As inflation remains high and interest rates soar, more people like Emily are losing friendships because of money. Socializing is increasingly a luxury, with one study finding that the cost of living crisis has impacted about a third of people's ability to spend time with friends. Another recent study, conducted by Qualtrics on behalf of Intuit Credit Karma, surveyed more than 1,000 people over the age of 18 and found that more than a third of Gen Z and millennials have a friend who pushes them to overspend.
Gillian, 23, says soaring costs mean she is now spending less time with people in her circle who frequent expensive bars and restaurants. "I joke that I can’t afford to hang out with certain friends of mine sometimes because I always end up spending more than I intended to when I go out with them." 
It’s unsurprising, then, that the Credit Karma study found that people are increasingly looking to make friends with others whose incomes are similar to their own, to avoid overspending. "It’s easier not to overspend when I’m out with people who also want to be frugal," says Gillian. She says that wanting to spend time with people who have similar incomes was "definitely a factor" in choosing who to live with. "My roommates are my main friend group. We have similar spending habits and do almost everything together."

I joke that I can't afford to hang out with certain friends of mine sometimes because I always end up spending more than I intended to when I go out with them. 

Gillian, 23
Similarly, since the cost of living crisis has worsened, Sade English, 30, says she has noticed people within her circle spending more time with friends on comparable salaries. It has also sparked some difficult conversations about finances. "My friend isn't on the same earnings as me and made a joke [to me] that she told her mom she 'doesn't know if she could be my friend anymore,'" she recalls. Sade felt it was not a joke but a genuine concern of her friend’s. "That just shook my brain because she’s literally like a sister to me." 
Sade was upset that her friend hadn’t felt comfortable opening up to her before about their different spending habits. "I was kind of speechless," she says. "I felt embarrassed that she [felt she] couldn’t tell me." This reluctance to talk about money — even with close friends — is widespread. According to a survey by the Money and Pensions Service, 55% of people don’t feel comfortable opening up when they have worries about their financial situation, despite 48% admitting they have regularly worried about money recently. Shame or embarrassment was cited as the top reason for not wanting to talk about money.
The feeling of being unable to talk to close friends about money is one Emily knows all too well. "It’s very isolating when your friends are doing well and don’t understand that you’re struggling," she says. "It’s hard to emphasize how bad things are going and how limited you really are." As psychotherapist Anna Sergent explains, many people find it difficult to talk about money because of feelings of shame. "To admit that you do not have the money to go out to a certain place is to admit some sort of lack — and that’s painful to admit," she tells Refinery29.
Anna adds that it can also lead to people feeling "different" or "not belonging" within their friend group. The desire to fit in can in many cases cause people to overspend in order to keep up appearances. One British survey found that the most common reason people feel pressure to overspend is that they don’t want their friends and family to think that they can’t afford the same things they can. 
Like Gillian, Emily says it’s led her to spend more time with friends on similar incomes. According to Ellie Austin-Williams, author of Money Talks: A Lifestyle Guide for Financial Wellbeing, this isn’t necessarily a bad thing. "If you have particular friends who like to spend big, it can help to prioritize hanging out with friends on a similar budget," she tells Refinery29. 
However, Ellie stresses it’s important not to assume that all friends who spend more than you aren’t happy to adjust to your budget. "Unless you tell them that you are working to a budget, they are unlikely to know you're feeling stressed about spending. Give them the chance to make plans that suit everyone's budget by letting them know what you are comfortable with financially and go from there."

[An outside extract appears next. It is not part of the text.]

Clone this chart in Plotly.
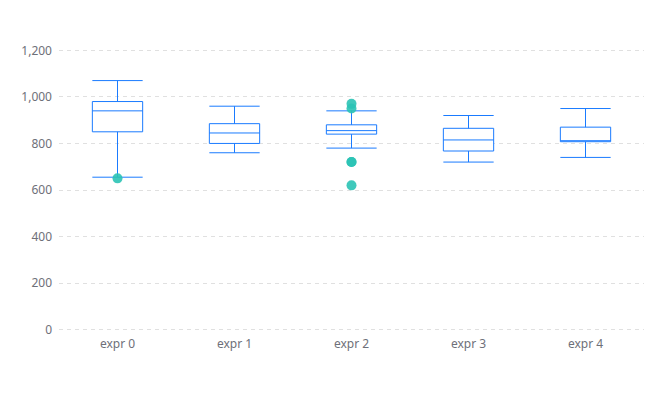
import plotly.graph_objects as go

categories = ["expr 0", "expr 1", "expr 2", "expr 3", "expr 4"]
lower_whisker = [655, 760, 780, 720, 740]
q1_values = [850, 800, 840, 767.5, 807.5]
median_values = [940, 845, 855, 815, 810]
q3_values = [980, 885, 880, 865, 870]
upper_whisker = [1070, 960, 940, 920, 950]
outlier_category = [0, 2, 2, 2, 2, 2]
outlier_values = [650, 620, 720, 720, 950, 970]
y_ticks = [0, 200, 400, 600, 800, 1000, 1200]

xpos = list(range(len(categories)))

fig = go.Figure()
fig.add_trace(go.Box(
    x=xpos,
    q1=q1_values, median=median_values, q3=q3_values,
    lowerfence=lower_whisker, upperfence=upper_whisker,
    boxpoints=False,
    fillcolor="#ffffff",
    line=dict(color="#1a7bff", width=1),
    width=0.43,
    whiskerwidth=1,
    showlegend=False,
    hoverinfo="skip",
))
fig.add_trace(go.Scatter(
    x=outlier_category, y=outlier_values, mode="markers",
    marker=dict(color="#2bc3b5", size=10, opacity=0.9, line=dict(width=0)),
    showlegend=False, hoverinfo="skip",
))

font = dict(family="Noto Sans, DejaVu Sans, sans-serif", size=12, color="#6e7079")
fig.update_layout(
    width=664, height=401,
    margin=dict(l=58.5, r=20, t=47.7, b=69.2),
    paper_bgcolor="#ffffff", plot_bgcolor="#ffffff",
    font=font,
    xaxis=dict(
        range=[-0.5, len(categories) - 0.5],
        tickvals=xpos, ticktext=categories,
        showgrid=False, zeroline=False, showline=False,
        ticks="", tickfont=font, ticklabelstandoff=3,
    ),
    yaxis=dict(
        range=[-10, 1210],
        tickvals=y_ticks, tickformat=",d",
        showgrid=True, gridcolor="#e0e0e0", griddash="4px,4px", gridwidth=1,
        zeroline=False, showline=False, ticks="", tickfont=font,
        ticklabelstandoff=6,
    ),
)
fig.write_html("out.html")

I now make a conscious effort to meet in places that are more affordable, as friendship is more important than the venue we are in. Salaries shouldn't determine the friendships we have.

Sade, 30
Since her friend opened up to her about money, Sade will think twice about inviting her to restaurants and bars that she feels might be out of her budget. "If I was going out to a certain spot, I probably wouldn't ask her to come because I don’t want her to feel awkward," she says. 
She has also made an effort to do activities together that cost either nothing or very little. "I now make a conscious effort to meet in places that are more affordable, as friendship is more important than the venue we are in. Salaries shouldn’t determine the friendships we have," she says. Sade says this has had a positive impact on her own relationship with money. "It made me reflect on myself a bit. If anything, it’s made me more self-aware." 
As Ellie points out, finding ways to spend time with friends that don’t involve spending can be beneficial for relationships. "It’s easy for friendships to get clouded by money and lifestyle factors but go back to what you have in common that drew you together and focus on spending quality time as friends," she says. "Also, don't be afraid to admit that sometimes you outgrow friendships and walk away from those that no longer serve you." 
For Emily, going through a rough patch financially has made her realize which friends are there for her, no matter what her circumstances are. "I had a really good friend who would drive an hour to pick me up and hang at the beach and another friend who made excuses to hire me for freelance work that they didn’t really need," she says. "People who had only known me a few years surprised me in how generous they were toward me." 
Ellie stresses that communication is key. "If you're on a budget and finding it hard to maintain social plans with your friends, take the initiative rather than waiting for plans to appear," she says. "Put forward your suggestions about what social activities to do and look for options that fit within your budget, such as hosting a potluck dinner and movie night or going for a picnic in the park."
Although the cost of living crisis is impacting some far more than others, it could help change the way we think and talk about money for the better. As Ellie puts it, "Money is a challenging topic to be transparent about for many, so having a universal experience of bills going up and rent struggles can break down barriers to the conversation." Financial woes might be a death knell for some relationships but in other instances, they can forge stronger and more honest friendships.